Furthermore, the Court addressed agency principles, noting that even if MERS were acting as an agent, the principals would need to be identifiable and accountable, which was not satisfactorily demonstrated in the cases at hand.
Impact
This judgment has significant implications for the foreclosure process and the mortgage industry:
- Foreclosure Legitimacy: Questions the authority of MERS to act as a beneficiary in foreclosures, potentially invalidating many foreclosure actions initiated solely by MERS-appointed trustees.
- Transparency and Accountability: Reinforces the necessity for clear identification of the actual promissory note holder, enhancing transparency in mortgage transactions.
- Consumer Protection: Empowers homeowners to challenge potentially deceptive practices by entities like MERS under the CPA, promoting fair treatment in foreclosure processes.
- Legislative Response: May prompt legislative actions to clarify or amend the Deed of Trust Act to address the evolving role of electronic registration systems in the mortgage industry.
Complex Concepts Simplified
Definition of "Beneficiary" in Deed of Trust
In the context of Washington's Deed of Trust Act, the "beneficiary" is legally defined as the entity holding the promissory note or instrument evidencing the debt.
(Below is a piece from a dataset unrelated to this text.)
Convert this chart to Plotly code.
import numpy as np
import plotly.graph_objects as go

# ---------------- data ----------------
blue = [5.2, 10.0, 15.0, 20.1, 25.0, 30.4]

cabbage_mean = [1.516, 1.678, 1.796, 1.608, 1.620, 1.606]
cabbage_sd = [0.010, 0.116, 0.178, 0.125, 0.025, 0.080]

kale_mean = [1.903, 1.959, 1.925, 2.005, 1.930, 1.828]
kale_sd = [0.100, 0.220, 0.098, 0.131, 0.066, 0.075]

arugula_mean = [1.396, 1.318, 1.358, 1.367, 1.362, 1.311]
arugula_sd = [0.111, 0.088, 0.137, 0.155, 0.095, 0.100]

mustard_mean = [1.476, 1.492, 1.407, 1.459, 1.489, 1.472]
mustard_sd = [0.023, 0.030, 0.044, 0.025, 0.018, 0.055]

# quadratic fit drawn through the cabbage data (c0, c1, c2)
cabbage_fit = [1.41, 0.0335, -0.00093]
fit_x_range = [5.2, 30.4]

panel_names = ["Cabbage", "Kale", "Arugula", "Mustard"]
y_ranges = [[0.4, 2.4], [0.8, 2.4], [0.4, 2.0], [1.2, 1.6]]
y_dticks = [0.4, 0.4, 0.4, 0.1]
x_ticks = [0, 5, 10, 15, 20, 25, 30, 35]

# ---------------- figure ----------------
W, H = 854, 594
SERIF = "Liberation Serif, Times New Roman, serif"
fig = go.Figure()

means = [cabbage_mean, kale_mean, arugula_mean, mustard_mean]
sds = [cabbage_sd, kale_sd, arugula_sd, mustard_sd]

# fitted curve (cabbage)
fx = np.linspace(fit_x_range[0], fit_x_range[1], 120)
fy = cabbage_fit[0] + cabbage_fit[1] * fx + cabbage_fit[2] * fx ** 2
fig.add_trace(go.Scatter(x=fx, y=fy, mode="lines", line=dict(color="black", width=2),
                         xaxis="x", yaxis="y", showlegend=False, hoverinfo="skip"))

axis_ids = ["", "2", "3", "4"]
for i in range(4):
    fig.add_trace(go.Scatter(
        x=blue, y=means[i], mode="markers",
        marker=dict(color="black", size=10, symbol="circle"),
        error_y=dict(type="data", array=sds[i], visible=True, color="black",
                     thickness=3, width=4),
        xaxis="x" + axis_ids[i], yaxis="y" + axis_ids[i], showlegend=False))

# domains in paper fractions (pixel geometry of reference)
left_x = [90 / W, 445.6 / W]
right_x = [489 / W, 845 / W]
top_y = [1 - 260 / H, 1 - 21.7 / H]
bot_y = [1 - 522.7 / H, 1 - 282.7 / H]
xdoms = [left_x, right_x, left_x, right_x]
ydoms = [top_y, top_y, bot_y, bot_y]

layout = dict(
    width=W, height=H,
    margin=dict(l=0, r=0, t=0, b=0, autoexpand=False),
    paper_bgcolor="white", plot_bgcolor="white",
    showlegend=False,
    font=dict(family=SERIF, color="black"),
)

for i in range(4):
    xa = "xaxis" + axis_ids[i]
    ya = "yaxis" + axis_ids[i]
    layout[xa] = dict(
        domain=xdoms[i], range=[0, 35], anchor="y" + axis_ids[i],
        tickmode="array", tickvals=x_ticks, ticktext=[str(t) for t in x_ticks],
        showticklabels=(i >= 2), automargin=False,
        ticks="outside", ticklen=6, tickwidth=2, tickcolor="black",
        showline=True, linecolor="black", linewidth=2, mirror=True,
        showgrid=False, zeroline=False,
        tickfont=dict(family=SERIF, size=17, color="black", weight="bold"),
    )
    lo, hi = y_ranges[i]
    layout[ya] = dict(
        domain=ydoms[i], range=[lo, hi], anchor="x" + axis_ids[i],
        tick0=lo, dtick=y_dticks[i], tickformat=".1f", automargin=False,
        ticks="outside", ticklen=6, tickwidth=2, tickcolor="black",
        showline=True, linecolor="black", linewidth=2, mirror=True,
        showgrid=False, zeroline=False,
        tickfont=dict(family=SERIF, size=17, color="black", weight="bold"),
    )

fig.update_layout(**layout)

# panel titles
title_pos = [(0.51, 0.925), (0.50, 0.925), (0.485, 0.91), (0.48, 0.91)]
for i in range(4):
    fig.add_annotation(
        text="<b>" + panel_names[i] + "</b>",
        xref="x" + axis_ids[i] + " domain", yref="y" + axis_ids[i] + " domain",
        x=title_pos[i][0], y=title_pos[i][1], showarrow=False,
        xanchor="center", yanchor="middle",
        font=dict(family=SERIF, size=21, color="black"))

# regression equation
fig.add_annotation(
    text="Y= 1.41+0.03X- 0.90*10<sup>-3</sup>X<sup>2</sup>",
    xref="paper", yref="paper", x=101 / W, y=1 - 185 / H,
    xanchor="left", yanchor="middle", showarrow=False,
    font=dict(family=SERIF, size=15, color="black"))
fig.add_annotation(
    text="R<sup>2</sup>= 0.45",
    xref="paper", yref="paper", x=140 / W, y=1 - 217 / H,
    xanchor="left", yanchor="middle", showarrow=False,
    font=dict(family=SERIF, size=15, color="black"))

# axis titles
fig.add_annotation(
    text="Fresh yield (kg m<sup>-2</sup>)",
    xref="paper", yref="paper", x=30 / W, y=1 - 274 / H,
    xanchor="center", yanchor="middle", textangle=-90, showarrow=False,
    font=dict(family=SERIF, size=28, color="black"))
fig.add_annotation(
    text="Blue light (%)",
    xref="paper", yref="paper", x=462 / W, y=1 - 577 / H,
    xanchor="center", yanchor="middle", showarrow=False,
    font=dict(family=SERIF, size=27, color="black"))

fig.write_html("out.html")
This holder has the authority to appoint a trustee to initiate foreclosure proceedings if the borrower defaults. MERS, lacking actual possession of the promissory note, does not meet this statutory definition and thus cannot lawfully act as the beneficiary.
Role of Mortgage Electronic Registration Systems (MERS)
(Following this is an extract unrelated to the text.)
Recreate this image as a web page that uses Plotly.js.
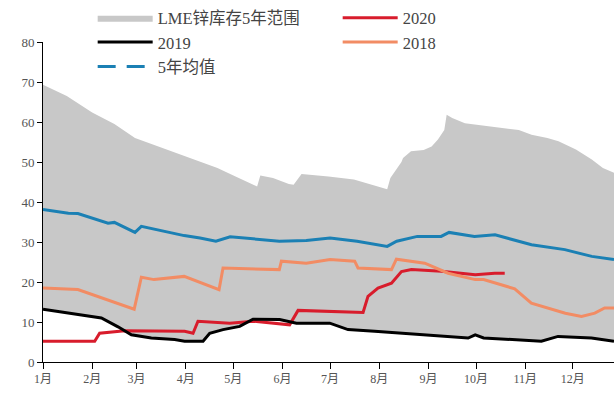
<!DOCTYPE html>
<html><head><meta charset="utf-8">
<script src="https://cdn.plot.ly/plotly-3.0.1.min.js"></script>
<style>html,body{margin:0;padding:0;background:#fff;}#chart{width:614px;height:400px;}</style>
</head><body><div id="chart"></div>
<script>
// day-of-year positions (0 = 1 Jan)
const monthTicks = [0,31,59,90,120,151,181,212,243,273,304,334];
const monthLabels = ["1月","2月","3月","4月","5月","6月","7月","8月","9月","10月","11月","12月"];

// 5-year range upper bound
const maxDays = [0,15,31,45,58,65,75,89,93,110,117,126,135,137,145,155,158,163,170,180,196,210,217,219,226,227,232,240,245,249,253,254.5,258,266,280,285,300,308,318,325,336,346,353,360];
const maxVals = [69.3,66.5,62.4,59.5,56,55,53.5,51.5,51,48.5,47.2,45.5,43.9,46.6,46,44.5,44.3,47,46.8,46.4,45.6,44,43.2,46,50,51,52.7,53,53.9,55.6,58,61.8,61,59.7,59,58.9,58,56.8,56,55.2,53.1,50.6,48.5,47.3];
// 5-year range lower bound
const minDays = [0,15.8,36.8,47.3,55.7,68.3,83,89.3,100.9,105.1,113.5,124,132.4,149.2,159.8,180.8,192.3,209.1,240.7,257.5,268,272.5,277.8,314.2,324.7,345.8,360];
const minVals = [13.0,12.0,10.8,8.6,6.6,5.8,5.4,5.0,5.0,7.0,7.9,8.7,10.5,10.4,9.5,9.5,7.9,7.5,6.6,6.2,5.8,6.6,5.8,5.0,6.2,5.8,5.0];

// 5-year average
const avgDays = [0,16,22,41,45,58,62,75,89,99,109,118,135,149,166,181,198,217,223,236,251,256,272,285,308,329,346,360];
const avgVals = [38.1,37.2,37.1,34.7,34.9,32.4,33.9,32.7,31.6,31,30.2,31.3,30.6,30.2,30.4,31,30.2,28.9,30.2,31.4,31.4,32.4,31.4,31.8,29.3,28.1,26.4,25.6];

// 2018
const d2018 = [0,22,57.5,62,70,89,111,113.5,149,150.3,166,181,196.5,198.6,219.7,222.8,240.7,255.4,272.5,277.8,297.4,307.9,329.3,339.5,347.9,354.1,360];
const v2018 = [18.5,18.1,13.2,21.2,20.6,21.4,18.1,23.5,23.1,25.2,24.7,25.6,25.2,23.5,23.1,25.7,24.7,22.2,20.6,20.6,18.3,14.7,12.2,11.4,12.2,13.5,13.5];

// 2019
const d2019 = [0,15.8,36.8,47.3,55.7,68.3,83,89.3,100.9,105.1,113.5,124,132.4,149.2,159.8,180.8,192.3,209.1,240.7,257.5,268,272.5,277.8,314.2,324.7,345.8,360];
const v2019 = [13.2,12.2,11,8.8,6.8,6,5.6,5.2,5.2,7.2,8.1,8.9,10.7,10.6,9.7,9.7,8.1,7.7,6.8,6.4,6,6.8,6,5.2,6.4,6,5.2];

// 2020
const d2020 = [0,32.6,35.7,51.5,89.3,94.6,97.7,117.7,132.4,155.5,160.8,180.8,201.8,204.9,211.2,219.7,226,232.3,251.2,272.5,284.8,291.1];
const v2020 = [5.2,5.2,7.2,7.8,7.7,7.2,10.2,9.7,10.2,9.3,12.9,12.7,12.4,16.4,18.5,19.7,22.6,23.1,22.7,21.8,22.2,22.2];

const yTicks = [0,10,20,30,40,50,60,70,80];

const serif = '"Liberation Serif","Noto Sans CJK SC",serif';
const traces = [
  {x: minDays, y: minVals, mode:'lines', line:{width:0, color:'#c8c8c8'}, showlegend:false, hoverinfo:'skip'},
  {x: maxDays, y: maxVals, mode:'lines', fill:'tonexty', fillcolor:'#c8c8c8', line:{width:0, color:'#c8c8c8'}, name:'LME锌库存5年范围', legendrank:1},
  {x: d2020, y: v2020, mode:'lines', line:{color:'#d81c2c', width:3}, name:'2020', legendrank:2},
  {x: d2019, y: v2019, mode:'lines', line:{color:'#000000', width:3}, name:'2019', legendrank:3},
  {x: d2018, y: v2018, mode:'lines', line:{color:'#f28c64', width:3}, name:'2018', legendrank:4},
  {x: avgDays, y: avgVals, mode:'lines', line:{color:'#1b80b4', width:3}, name:'5年均值', showlegend:false},
  {x: [null], y: [null], mode:'lines', line:{color:'#1b80b4', width:3, dash:'18px,11px'}, name:'5年均值', legendrank:5}
];

const layout = {
  width:614, height:400,
  margin:{l:43, r:0, t:42, b:38},
  paper_bgcolor:'#fff', plot_bgcolor:'#fff',
  font:{family:serif, color:'#555', size:12},
  showlegend:true,
  legend:{orientation:'h', x:0.087, y:1.13, xanchor:'left', yanchor:'top',
          entrywidth:175, entrywidthmode:'pixels', itemwidth:55, traceorder:'normal',
          bgcolor:'rgba(0,0,0,0)', font:{family:serif, size:16.5, color:'#444'}, tracegroupgap:0},
  xaxis:{range:[0,360], tickvals:monthTicks, ticktext:monthLabels, showgrid:false, zeroline:false,
         showline:true, linecolor:'#000', linewidth:1, ticks:'outside', ticklen:6, tickcolor:'#000',
         tickfont:{family:serif, size:12, color:'#555'}, fixedrange:true},
  yaxis:{range:[0,80], tickvals:yTicks, showgrid:false, zeroline:false,
         showline:true, linecolor:'#000', linewidth:1, ticks:'outside', ticklen:5, tickcolor:'#000',
         tickfont:{family:serif, size:13, color:'#555'}, fixedrange:true}
};
Plotly.newPlot('chart', traces, layout, {displayModeBar:false, staticPlot:true});
</script></body></html>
MERS serves as a centralized electronic registry that tracks the ownership and servicing rights of mortgage loans. While it aims to streamline the mortgage process and reduce costs, its designation as a "beneficiary" without holding the actual promissory note has led to legal contention. This case clarifies that electronic tracking alone does not confer the legal authority to act as the beneficiary in foreclosure matters.
Consumer Protection Act (CPA) Elements
- An unfair or deceptive act or practice.
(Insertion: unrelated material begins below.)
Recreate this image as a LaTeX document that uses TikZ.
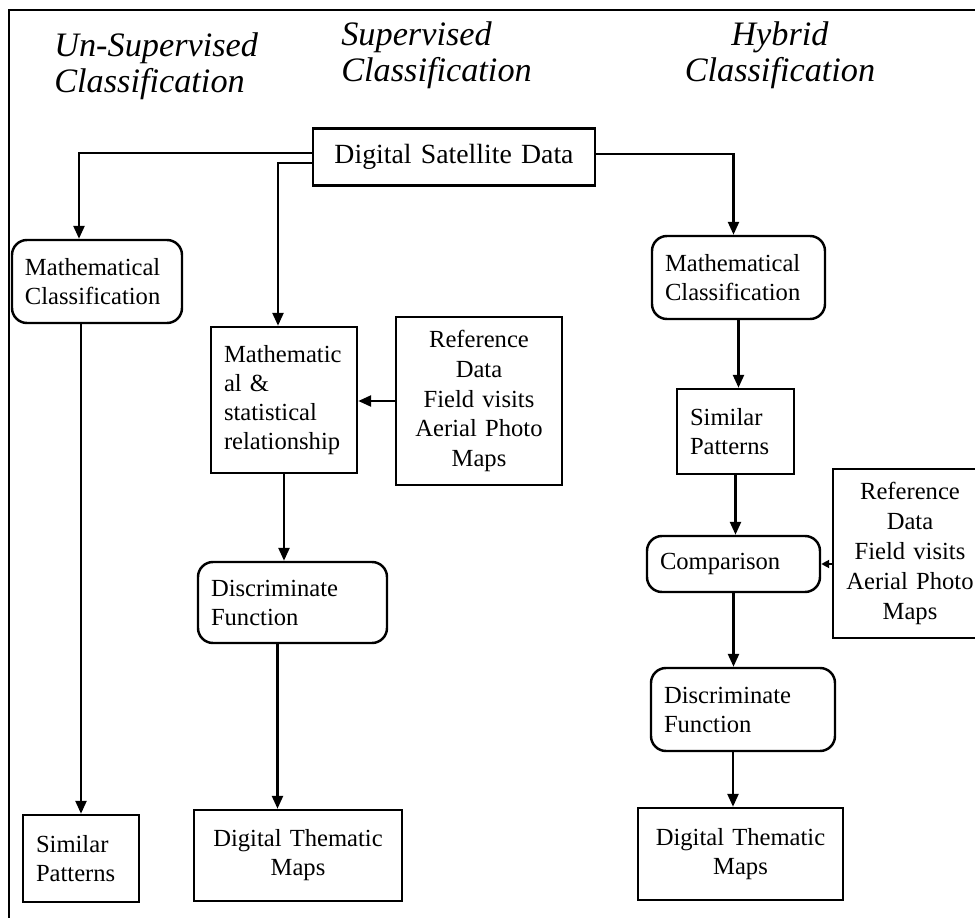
\documentclass[tikz,border=0pt]{standalone}
\usepackage{fontspec}
\setmainfont{Liberation Serif}
\usetikzlibrary{arrows.meta,calc}

\begin{document}
\begin{tikzpicture}[>={Triangle[length=2.6mm,width=2.2mm]},
  box/.style={draw,line width=1.4pt,inner xsep=0.26cm,inner ysep=0pt,align=left,
    font=\fontsize{14}{16.5}\selectfont},
  rbox/.style={box,rounded corners=0.3cm},
  cbox/.style={box,align=center,inner xsep=0pt},
  title/.style={inner sep=0pt,font=\fontsize{19.5}{20.5}\selectfont\itshape},
  arr/.style={->,line width=1.4pt}]
\useasboundingbox (0,0) rectangle (19.5,-18.36);
% frame
\draw[line width=1.4pt] (0.18,-18.36)--(0.18,-0.2)--(19.5,-0.2);
% column titles
\node[title,anchor=north west,align=left] (tun) at (1.08,-0.64) {Un-Supervised\\Classification};
\node[title,anchor=north west,align=left] (tsup) at (6.82,-0.42) {Supervised\\Classification};
\node[title,anchor=north,align=center] (thyb) at (15.6,-0.42) {Hybrid\\Classification};
% source
\node[cbox,text width=5.64cm,minimum height=1.14cm,font=\fontsize{15.8}{18}\selectfont] (dsd) at (9.08,-3.14) {Digital Satellite Data};
% un-supervised
\node[rbox,text width=2.88cm,minimum height=1.66cm] (mone) at (1.94,-5.63) {Mathematical\\Classification};
\node[box,text width=1.80cm,minimum height=1.74cm] (spone) at (1.62,-17.17) {Similar\\Patterns};
% supervised
\node[box,text width=2.40cm,minimum height=2.92cm] (mtwo) at (5.68,-8.0) {Mathematic\\al \&\\statistical\\relationship};
\node[cbox,text width=3.32cm,minimum height=3.36cm,font=\fontsize{14}{17}\selectfont] (refone) at (9.58,-8.02) {Reference\\Data\\Field visits\\Aerial Photo\\Maps};
\node[rbox,text width=3.26cm,minimum height=1.62cm] (dfone) at (5.85,-12.05) {Discriminate\\Function};
\node[cbox,text width=4.16cm,minimum height=1.82cm] (dtmone) at (5.96,-17.11) {Digital Thematic\\Maps};
% hybrid
\node[rbox,text width=2.94cm,minimum height=1.66cm] (mthree) at (14.77,-5.55) {Mathematical\\Classification};
\node[box,text width=1.82cm,minimum height=1.7cm] (spthree) at (14.71,-8.63) {Similar\\Patterns};
\node[rbox,text width=2.94cm,minimum height=1.12cm] (cmp) at (14.67,-11.28) {Comparison};
\node[cbox,text width=3.08cm,minimum height=3.38cm,font=\fontsize{14}{17}\selectfont] (refthree) at (18.2,-11.07) {Reference\\Data\\Field visits\\Aerial Photo\\Maps};
\node[rbox,text width=3.16cm,minimum height=1.66cm] (dfthree) at (14.86,-14.19) {Discriminate\\Function};
\node[cbox,text width=4.1cm,minimum height=1.84cm] (dtmthree) at (14.81,-17.08) {Digital Thematic\\Maps};
% connectors
\draw[arr] ([yshift=0.08cm]dsd.west) -| ([xshift=-0.36cm]mone.north);
\draw[arr] ([yshift=-0.12cm]dsd.west) -| ([xshift=-0.12cm]mtwo.north);
\draw[arr] ([yshift=0.06cm]dsd.east) -| ([xshift=-0.1cm]mthree.north);
\draw[arr] (mone.south -| spone.north) -- (spone.north);
\draw[arr] (mtwo.south) -- (mtwo.south |- dfone.north);
\draw[arr] ([xshift=-0.3cm]dfone.south) -- ([xshift=-0.3cm]dfone.south |- dtmone.north);
\draw[arr] (refone.west) -- (refone.west -| mtwo.east);
\draw[arr] (mthree.south) -- (mthree.south |- spthree.north);
\draw[arr] (spthree.south) -- (spthree.south |- cmp.north);
\draw[arr,>={Triangle[length=1.6mm,width=1.6mm]}] (cmp.east -| refthree.west) -- (cmp.east);
\draw[arr] (cmp.south) -- (cmp.south |- dfthree.north);
\draw[arr] ([xshift=-0.2cm]dfthree.south) -- ([xshift=-0.2cm]dfthree.south |- dtmthree.north);
\end{tikzpicture}
\end{document}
- That the act occurred in trade or commerce.
- A public interest impact.
- An injury to the plaintiff’s business or property.
- Causation linking the defendant’s actions to the injury.
In this judgment, the Court found that MERS's misrepresentation as a beneficiary could fulfill the first two elements, potentially allowing homeowners to pursue CPA claims based on specific harms caused by such misrepresentations.
Conclusion
The Washington Supreme Court's decision in Kristin Bain v. Metropolitan Mortgage Group, Inc. establishes a critical interpretation of the Deed of Trust Act, affirming that only holders of the promissory note qualify as lawful beneficiaries with the authority to initiate foreclosures. This ruling curtails the expansive role previously assumed by MERS, reinforcing the necessity for clear and lawful ownership of mortgage obligations. Additionally, by recognizing the potential for CPA claims, the Court underscores the importance of protecting homeowners from deceptive practices in the foreclosure process. The judgment sets a precedent that may influence future legislative reforms and judicial interpretations concerning electronic mortgage registration systems and consumer protections in the mortgage industry.